- [Dataset entries]
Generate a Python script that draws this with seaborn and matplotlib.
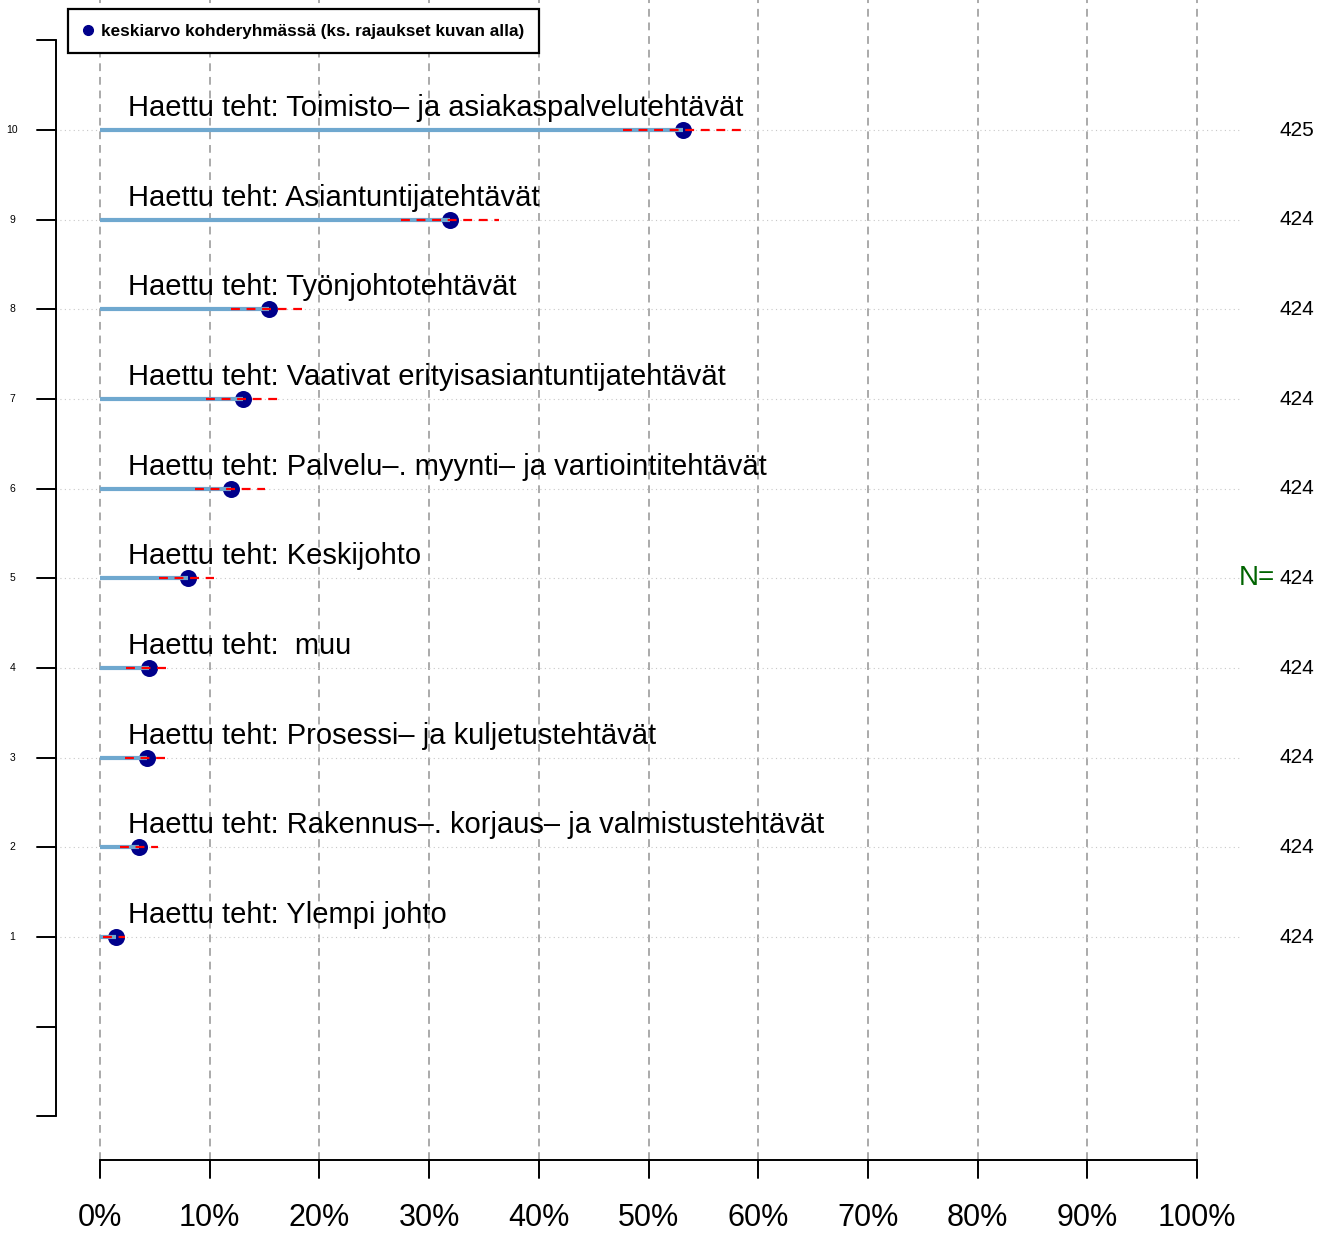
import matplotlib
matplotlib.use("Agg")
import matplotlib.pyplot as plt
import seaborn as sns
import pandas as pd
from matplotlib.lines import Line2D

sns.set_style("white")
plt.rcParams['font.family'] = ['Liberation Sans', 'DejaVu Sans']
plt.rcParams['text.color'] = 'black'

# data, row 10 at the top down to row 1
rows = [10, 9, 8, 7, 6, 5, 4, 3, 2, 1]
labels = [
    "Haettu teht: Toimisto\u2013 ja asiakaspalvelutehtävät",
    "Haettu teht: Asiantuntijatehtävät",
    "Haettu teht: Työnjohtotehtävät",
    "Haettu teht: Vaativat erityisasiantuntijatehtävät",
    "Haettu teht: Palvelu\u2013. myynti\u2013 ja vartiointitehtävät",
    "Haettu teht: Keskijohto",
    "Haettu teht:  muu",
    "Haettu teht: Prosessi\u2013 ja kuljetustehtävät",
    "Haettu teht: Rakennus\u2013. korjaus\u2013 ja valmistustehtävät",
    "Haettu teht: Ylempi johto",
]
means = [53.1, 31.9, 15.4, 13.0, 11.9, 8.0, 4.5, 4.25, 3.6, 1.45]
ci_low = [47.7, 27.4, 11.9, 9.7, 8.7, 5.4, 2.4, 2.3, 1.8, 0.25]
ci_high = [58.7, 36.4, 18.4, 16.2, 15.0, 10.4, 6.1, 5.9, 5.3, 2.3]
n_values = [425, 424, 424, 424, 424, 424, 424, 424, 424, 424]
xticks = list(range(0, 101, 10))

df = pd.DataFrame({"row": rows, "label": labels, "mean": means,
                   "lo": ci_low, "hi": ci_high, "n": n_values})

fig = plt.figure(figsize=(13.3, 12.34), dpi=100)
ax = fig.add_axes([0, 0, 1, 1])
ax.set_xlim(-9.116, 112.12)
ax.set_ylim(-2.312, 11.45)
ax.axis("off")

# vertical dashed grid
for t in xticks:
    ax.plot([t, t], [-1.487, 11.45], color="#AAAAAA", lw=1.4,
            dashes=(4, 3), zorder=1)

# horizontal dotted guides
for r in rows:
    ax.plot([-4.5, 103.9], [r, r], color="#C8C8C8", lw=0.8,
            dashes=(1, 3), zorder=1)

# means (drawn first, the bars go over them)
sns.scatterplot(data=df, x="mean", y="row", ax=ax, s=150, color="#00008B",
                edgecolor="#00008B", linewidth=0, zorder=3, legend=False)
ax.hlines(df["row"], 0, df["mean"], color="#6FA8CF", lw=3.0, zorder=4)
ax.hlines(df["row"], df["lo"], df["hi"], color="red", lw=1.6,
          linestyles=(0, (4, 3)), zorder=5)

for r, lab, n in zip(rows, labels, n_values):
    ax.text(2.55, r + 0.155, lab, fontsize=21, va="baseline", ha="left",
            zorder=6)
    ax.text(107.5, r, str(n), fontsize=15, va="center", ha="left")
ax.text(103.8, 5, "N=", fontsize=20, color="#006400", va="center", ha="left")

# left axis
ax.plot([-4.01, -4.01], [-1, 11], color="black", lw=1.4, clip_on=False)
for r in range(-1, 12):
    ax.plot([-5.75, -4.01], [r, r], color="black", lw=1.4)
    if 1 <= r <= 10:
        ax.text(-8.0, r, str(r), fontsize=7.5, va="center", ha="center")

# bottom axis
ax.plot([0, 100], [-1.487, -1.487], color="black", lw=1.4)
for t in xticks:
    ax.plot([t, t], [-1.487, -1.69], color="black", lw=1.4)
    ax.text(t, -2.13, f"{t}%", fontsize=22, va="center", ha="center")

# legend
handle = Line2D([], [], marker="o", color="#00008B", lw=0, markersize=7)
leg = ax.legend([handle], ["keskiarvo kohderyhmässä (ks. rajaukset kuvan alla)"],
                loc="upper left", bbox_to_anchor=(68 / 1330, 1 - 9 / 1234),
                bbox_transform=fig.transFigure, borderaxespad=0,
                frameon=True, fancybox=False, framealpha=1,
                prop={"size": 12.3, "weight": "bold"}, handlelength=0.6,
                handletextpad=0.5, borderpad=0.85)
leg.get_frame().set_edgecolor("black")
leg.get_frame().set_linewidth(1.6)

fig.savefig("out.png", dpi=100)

...

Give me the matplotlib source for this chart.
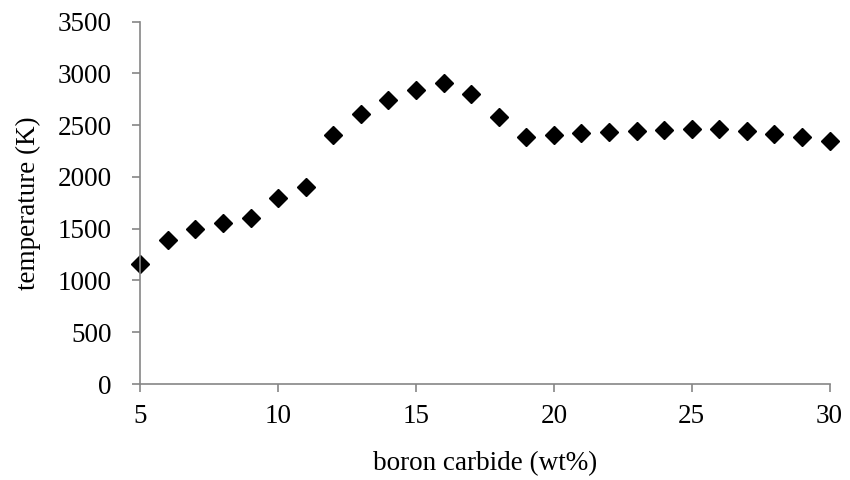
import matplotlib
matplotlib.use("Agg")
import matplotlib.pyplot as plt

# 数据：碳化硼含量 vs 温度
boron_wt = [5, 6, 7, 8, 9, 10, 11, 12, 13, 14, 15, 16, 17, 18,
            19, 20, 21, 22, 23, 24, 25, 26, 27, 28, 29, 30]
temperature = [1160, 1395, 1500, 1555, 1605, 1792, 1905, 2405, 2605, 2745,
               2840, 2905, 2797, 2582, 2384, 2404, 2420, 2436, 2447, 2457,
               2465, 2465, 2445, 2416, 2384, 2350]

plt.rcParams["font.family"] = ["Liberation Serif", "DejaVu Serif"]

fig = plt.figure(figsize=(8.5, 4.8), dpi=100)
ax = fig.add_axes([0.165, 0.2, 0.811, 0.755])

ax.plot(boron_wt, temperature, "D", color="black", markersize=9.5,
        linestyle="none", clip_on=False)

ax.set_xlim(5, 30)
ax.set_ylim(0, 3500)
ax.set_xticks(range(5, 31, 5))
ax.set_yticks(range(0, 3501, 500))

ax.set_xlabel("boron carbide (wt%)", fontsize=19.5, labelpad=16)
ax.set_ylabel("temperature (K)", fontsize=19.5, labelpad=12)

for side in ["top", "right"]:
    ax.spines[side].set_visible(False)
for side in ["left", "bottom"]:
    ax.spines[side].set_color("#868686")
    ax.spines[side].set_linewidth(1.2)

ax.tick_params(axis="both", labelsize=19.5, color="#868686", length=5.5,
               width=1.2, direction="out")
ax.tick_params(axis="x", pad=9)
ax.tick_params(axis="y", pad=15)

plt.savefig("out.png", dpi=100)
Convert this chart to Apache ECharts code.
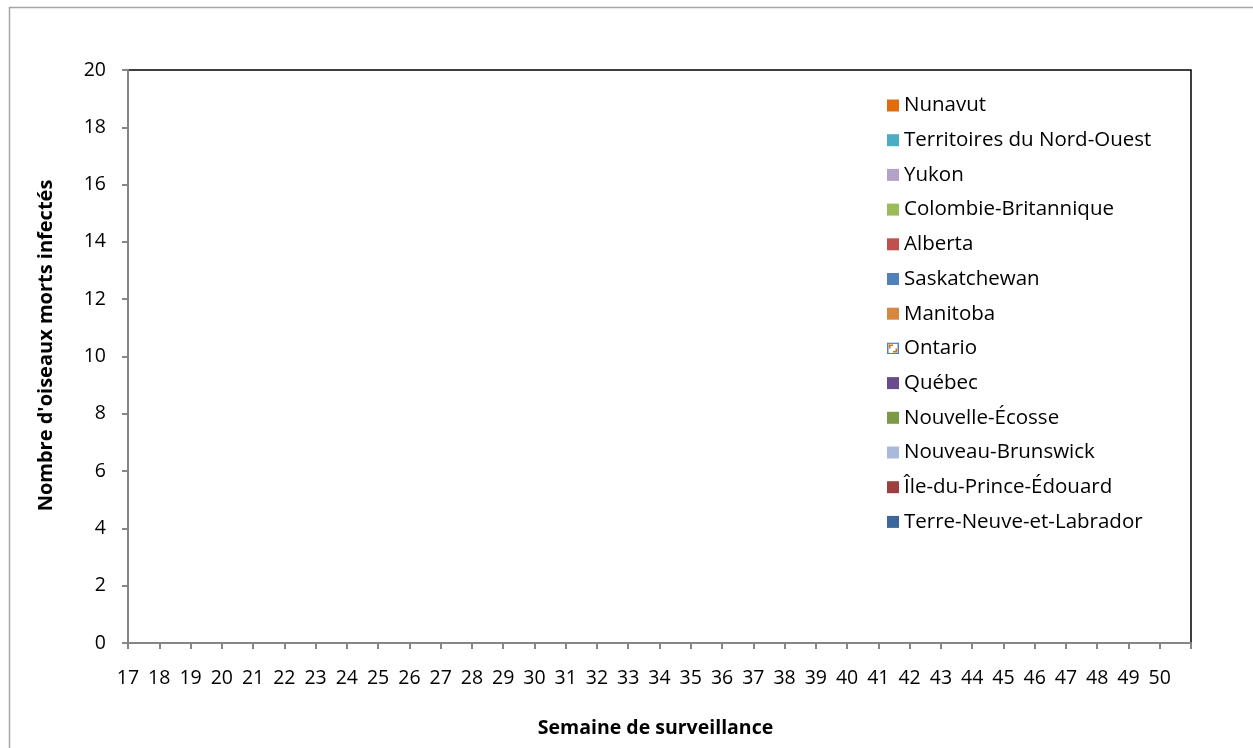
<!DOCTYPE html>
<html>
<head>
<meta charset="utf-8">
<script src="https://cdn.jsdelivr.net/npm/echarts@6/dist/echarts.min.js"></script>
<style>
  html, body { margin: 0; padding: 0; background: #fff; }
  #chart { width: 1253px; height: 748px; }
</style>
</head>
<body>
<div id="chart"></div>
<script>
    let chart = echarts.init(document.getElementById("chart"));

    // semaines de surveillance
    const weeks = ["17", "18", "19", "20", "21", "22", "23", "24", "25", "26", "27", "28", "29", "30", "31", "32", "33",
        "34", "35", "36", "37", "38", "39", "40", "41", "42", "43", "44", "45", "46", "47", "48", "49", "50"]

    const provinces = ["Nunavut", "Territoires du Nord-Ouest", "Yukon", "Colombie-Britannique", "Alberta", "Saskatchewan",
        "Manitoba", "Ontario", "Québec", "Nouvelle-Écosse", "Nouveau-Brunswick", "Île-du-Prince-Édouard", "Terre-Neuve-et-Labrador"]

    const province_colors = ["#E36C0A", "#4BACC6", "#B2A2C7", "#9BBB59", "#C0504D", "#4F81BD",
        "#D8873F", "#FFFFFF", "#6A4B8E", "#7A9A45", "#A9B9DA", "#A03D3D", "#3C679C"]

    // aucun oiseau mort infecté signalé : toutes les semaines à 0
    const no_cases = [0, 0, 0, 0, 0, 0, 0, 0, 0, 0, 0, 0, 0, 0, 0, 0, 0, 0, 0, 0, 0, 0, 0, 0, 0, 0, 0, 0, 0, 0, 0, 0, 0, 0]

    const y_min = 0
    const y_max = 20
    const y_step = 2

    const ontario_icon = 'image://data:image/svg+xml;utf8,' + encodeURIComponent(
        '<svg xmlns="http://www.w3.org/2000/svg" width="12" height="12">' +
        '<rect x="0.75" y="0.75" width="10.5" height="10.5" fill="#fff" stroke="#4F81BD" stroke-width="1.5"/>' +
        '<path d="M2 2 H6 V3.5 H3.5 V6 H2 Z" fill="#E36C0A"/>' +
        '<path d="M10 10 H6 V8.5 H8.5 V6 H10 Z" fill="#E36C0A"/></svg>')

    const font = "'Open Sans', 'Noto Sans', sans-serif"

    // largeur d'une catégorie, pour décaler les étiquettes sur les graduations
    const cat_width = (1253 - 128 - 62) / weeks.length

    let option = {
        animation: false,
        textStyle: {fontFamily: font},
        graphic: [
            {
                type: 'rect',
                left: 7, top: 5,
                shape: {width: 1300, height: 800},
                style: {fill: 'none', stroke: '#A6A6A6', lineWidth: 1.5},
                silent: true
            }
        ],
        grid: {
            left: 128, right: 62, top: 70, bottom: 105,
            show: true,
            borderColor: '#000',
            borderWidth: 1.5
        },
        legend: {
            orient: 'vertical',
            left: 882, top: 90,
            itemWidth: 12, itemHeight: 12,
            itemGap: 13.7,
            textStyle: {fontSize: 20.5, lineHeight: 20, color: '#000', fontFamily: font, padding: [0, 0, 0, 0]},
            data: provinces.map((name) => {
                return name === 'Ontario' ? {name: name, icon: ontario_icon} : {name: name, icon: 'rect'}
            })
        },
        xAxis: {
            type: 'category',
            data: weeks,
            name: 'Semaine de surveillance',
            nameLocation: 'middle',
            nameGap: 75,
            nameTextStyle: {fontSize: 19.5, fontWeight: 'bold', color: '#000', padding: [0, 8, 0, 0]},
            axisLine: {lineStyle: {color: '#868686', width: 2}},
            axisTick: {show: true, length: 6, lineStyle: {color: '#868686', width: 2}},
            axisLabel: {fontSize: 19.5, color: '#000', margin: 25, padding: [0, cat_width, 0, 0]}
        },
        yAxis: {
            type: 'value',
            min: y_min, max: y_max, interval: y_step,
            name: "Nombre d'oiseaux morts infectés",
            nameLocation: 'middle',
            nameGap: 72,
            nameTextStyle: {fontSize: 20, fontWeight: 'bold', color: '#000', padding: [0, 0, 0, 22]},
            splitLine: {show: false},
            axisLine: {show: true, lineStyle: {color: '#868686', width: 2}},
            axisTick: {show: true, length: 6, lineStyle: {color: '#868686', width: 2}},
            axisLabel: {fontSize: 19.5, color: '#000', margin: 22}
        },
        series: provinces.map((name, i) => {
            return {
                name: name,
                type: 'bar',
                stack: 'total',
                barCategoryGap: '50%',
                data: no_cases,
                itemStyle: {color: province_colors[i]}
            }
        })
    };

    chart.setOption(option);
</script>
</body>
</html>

- [Task statement] Only the lines from "Generate a Python" through "plt.rcParams['text.color'] = 'black'" should appear in your output, copied exactly with both end lines, and with no pictures.

- [Written reply]
Generate a Python script that draws this with seaborn and matplotlib.
import matplotlib
matplotlib.use("Agg")
import matplotlib.pyplot as plt
import seaborn as sns
import pandas as pd
from matplotlib.lines import Line2D

sns.set_style("white")
plt.rcParams['font.family'] = ['Liberation Sans', 'DejaVu Sans']
plt.rcParams['text.color'] = 'black'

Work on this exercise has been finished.